Emphasis mine. And then there’s this, which makes his interviewer, David Wallace-Wells, do a double-take:
GIBSON
Every day, when I sit down with the manuscript, I start at page one and go through the whole thing, revising freely.
INTERVIEWER
You revise the whole manuscript every day?
Insanity. But I also get it – the sequence matters! You need to know if you branched the story at the right nodes. I do this whenever I put together a slide deck; when I’m stuck or overwhelmed, I go back to slide one.

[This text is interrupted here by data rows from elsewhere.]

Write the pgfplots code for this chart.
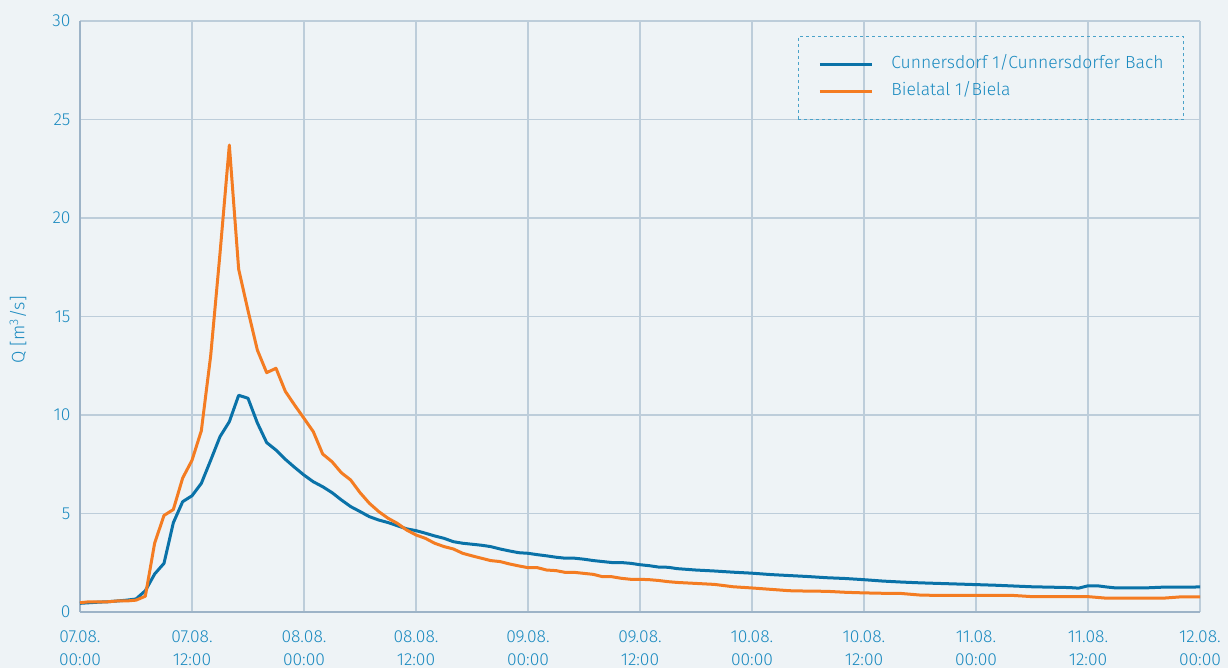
\documentclass[border=0pt]{standalone}
\usepackage{pgfplots}
\pgfplotsset{compat=1.18}
\usepackage{pgfplotstable}
\usepackage{fontspec}
\setmainfont{Fira Sans}[UprightFont={* Light}]
\definecolor{bg}{HTML}{EEF3F6}
\definecolor{gridc}{HTML}{BDCDDA}
\definecolor{axc}{HTML}{9DB3C7}
\definecolor{txt}{HTML}{1A8AC0}
\definecolor{lblue}{HTML}{0A72A8}
\definecolor{lorange}{HTML}{F47C22}
\definecolor{legc}{HTML}{4AA2C9}

\pgfplotstableread{
h v
0 0.44
1 0.47
2 0.50
3 0.52
4 0.56
5 0.60
6 0.66
7 1.08
8 1.93
9 2.47
10 4.53
11 5.60
12 5.90
13 6.53
14 7.70
15 8.90
16 9.66
17 11.00
18 10.85
19 9.60
20 8.60
21 8.22
22 7.75
23 7.34
24 6.95
25 6.61
26 6.36
27 6.06
28 5.69
29 5.35
30 5.10
31 4.84
32 4.67
33 4.54
34 4.38
35 4.22
36 4.13
37 4.00
38 3.86
39 3.74
40 3.57
41 3.49
42 3.44
43 3.39
44 3.32
45 3.20
46 3.10
47 3.01
48 2.98
49 2.91
50 2.85
51 2.78
52 2.73
53 2.73
54 2.68
55 2.61
56 2.56
57 2.51
58 2.51
59 2.47
60 2.40
61 2.35
62 2.28
63 2.27
64 2.20
66 2.13
68 2.08
70 2.02
72 1.97
74 1.90
76 1.85
78 1.80
80 1.74
82 1.70
84 1.64
86 1.57
88 1.52
90 1.48
92 1.45
94 1.42
96 1.39
98 1.36
100 1.32
102 1.28
104 1.26
106 1.24
107 1.21
108 1.33
109 1.33
110 1.27
111 1.22
114 1.22
116 1.26
120 1.27
}\blue

\pgfplotstableread{
h v
0 0.47
1 0.52
2 0.52
3 0.52
4 0.56
5 0.56
6 0.60
7 0.80
8 3.50
9 4.90
10 5.20
11 6.80
12 7.70
13 9.20
14 13.00
15 18.20
16 23.70
17 17.40
18 15.30
19 13.30
20 12.15
21 12.37
22 11.20
23 10.50
24 9.83
25 9.15
26 8.02
27 7.63
28 7.07
29 6.70
30 6.06
31 5.52
32 5.10
33 4.76
34 4.50
35 4.16
36 3.91
37 3.74
38 3.49
39 3.32
40 3.20
41 2.98
42 2.85
43 2.73
44 2.61
45 2.56
46 2.44
47 2.34
48 2.25
49 2.25
50 2.13
51 2.10
52 2.01
53 2.01
54 1.96
55 1.91
56 1.79
57 1.79
58 1.71
59 1.66
60 1.66
61 1.64
62 1.60
63 1.54
64 1.50
66 1.45
68 1.40
70 1.28
72 1.22
74 1.15
76 1.08
78 1.06
80 1.05
82 1.00
84 0.97
86 0.95
88 0.94
90 0.86
92 0.84
100 0.84
102 0.78
108 0.78
110 0.70
116 0.70
118 0.77
120 0.77
}\orange

\begin{document}
\begin{tikzpicture}[x=1bp,y=1bp]
\useasboundingbox (-80,-56) rectangle (1148,612);
\fill[bg] (-80,-56) rectangle (1148,612);
\begin{axis}[
  at={(0,0)}, anchor=south west,
  scale only axis, width=1120bp, height=591bp,
  xmin=0, xmax=120, ymin=0, ymax=30,
  xtick={0,12,...,120},
  xticklabels={{07.08.\\00:00},{07.08.\\12:00},{08.08.\\00:00},{08.08.\\12:00},{09.08.\\00:00},{09.08.\\12:00},{10.08.\\00:00},{10.08.\\12:00},{11.08.\\00:00},{11.08.\\12:00},{12.08.\\00:00}},
  ytick={0,5,...,30},
  /pgf/number format/assume math mode=true,
  grid=major,
  major grid style={draw=gridc, line width=1.2bp},
  axis lines=left,
  axis line style={-, draw=axc, line width=2bp},
  major tick length=0pt,
  ticklabel style={font=\fontsize{17.5}{23.5}\selectfont, text=txt},
  xticklabel style={align=center, yshift=-15bp},
  yticklabel style={xshift=-6bp},
  ylabel={Q [m\textsuperscript{3}/s]},
  every axis y label/.style={at={(axis description cs:-0.0554,0.477)}, rotate=90, anchor=center, font=\fontsize{18}{20}\selectfont, text=txt},
  legend style={draw=legc, dashed, line width=1bp, fill=none, at={(0.9857,0.9746)}, anchor=north east,
    inner xsep=20bp, inner ysep=20bp, row sep=11bp, column sep=0bp,
    font=\fontsize{17.6}{20}\selectfont, text=txt,
    nodes={inner sep=0pt, text height=12bp, text depth=4bp, solid}},
  legend cell align=left,
  legend image code/.code={\draw[#1, solid, line width=3bp] (0bp,0bp) -- (52bp,0bp); \path (70bp,0bp);},
]
\addplot[lblue, line width=3bp, line join=round] table[x=h,y=v] {\blue};
\addlegendentry{Cunnersdorf 1/Cunnersdorfer Bach}
\addplot[lorange, line width=3bp, line join=round] table[x=h,y=v] {\orange};
\addlegendentry{Bielatal 1/Biela}
\end{axis}
\end{tikzpicture}
\end{document}
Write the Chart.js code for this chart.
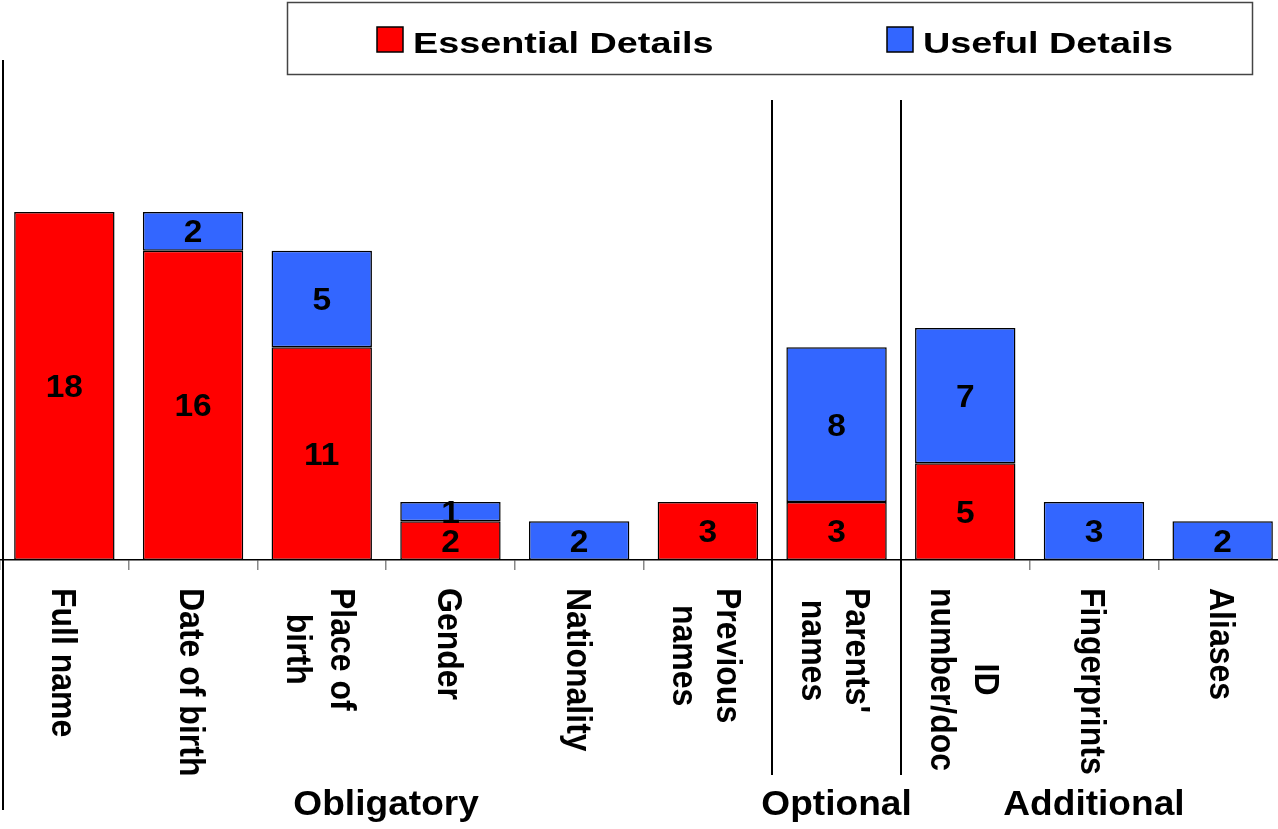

Here’s a lovely piece of criticism, Frank Falisi writing in Bright Wall/Dark Room about The Fablemans – and by extension, about movies and movie criticism:
‘Movie’ gets us close to the unconscious by rendering it not in a logical or poetic metric of words, but images—ones we’ve seen and remembered, ones we’ve made up and remembered anyway. It bonds an emotional or psychological state to these images, to our seeing them. Through their tenor and timbre (we call this cinematic language), ‘movie’ navigates the ways in which we not only see but desire or deny seeing.
There was a mention of The Fabelmans in 99 Percent Invisible’s breakdown of The Power Broker, which I cited in issue #435 and which, yes, I am still reading. I’m two-thirds of the way through the book though, and have been surprised by its brisk pace! I’ve only felt the need to skim/skip one chapter so far. I’m on track to finish before the daffodils bloom.
My favorite of the Oscar nominees I’ve seen this year is Anora, and in preparation for it, I watched Red Rocket. Sean Baker’s characters brim with so much life; both movies have such a wide emotional range, too. Another thing they have in common: the use of Aguafina Script Pro in the posters and titles. Mubi has the story behind Baker’s trademark font.
Makes me want to go back and rewatch The Florida Project, especially now that the colorful motel where it was shot has been painted gray.
How did they shoot the opening sequence of Severance Season 2? Ben Stiller and Adam Scott explain.
And RIP David Lynch, whose last on-screen appearance is a cameo toward the end of The Fabelmans as director John Ford. The character is introduced as “the greatest director ever.”